Хотя с этими осуждениями не слишком считались, они обезглавили аверроистскую партию. Без сомнения, Сигера Брабантского ждали несчастья. Его смерть таинственна. Заключенный в итальянскую тюрьму, он был там убит. Эта загадочная фигура была прославлена Данте, поместившим его в Рай вместе со св. Фомой и св. Бонавентурой.

Essa ё la luce eterna di Sigieri
Cbe, leggendo nel vico degli strami,
Silloggizzo indiviosi veri.
(To вечный свет Сигера, что читал
В Соломенном проулке в оны лета
И неугодным правдам поучал).

(Перевод М. Лозинского.)

Сигер, о котором мы так мало знаем, представлял среду, которая нам известна еще хуже, но которая составляла в то время самую душу Парижского университета.

Он выражал мнения большей части факультета свободных искусств, который, что бы ни говорили, был солью и закваской университета, зачастую налагая свой отпечаток на университет в целом.

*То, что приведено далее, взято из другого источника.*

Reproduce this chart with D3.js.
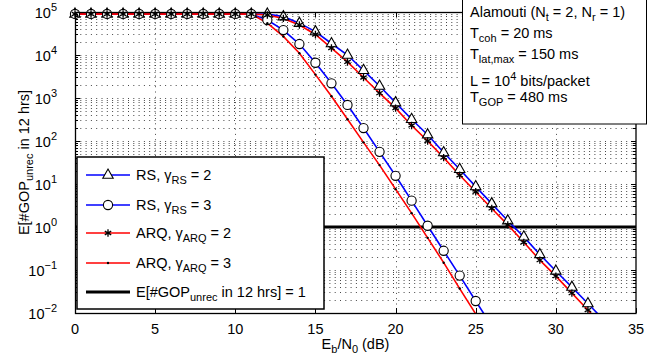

Именно здесь давали базовую подготовку, здесь велись самые страстные дискуссии, обсуждались самые смелые новшества, плодотворно обменивались мнениями. Именно тут мы обнаруживаем бедных клириков, которые не доходят до получения лицензии или еще более дорогостоящей докторской степени, но которые вносили жизнь в дебаты по беспокоящим их вопросам. Здесь мы стоим ближе всего к городскому люду, к внешнему миру; здесь менее заботились о получении доходного места и не боялись вызвать недовольство церковной иерархии; здесь жил светский дух, который был и наиболее свободным. Именно здесь аристотелизм принес все свои плоды. Здесь оплакивали смерть Фомы Аквинского как невосполнимую утрату. Именно артисты в потрясающем письме требовали у доминиканцев прах великого доктора. Прославленный богослов был одним из них.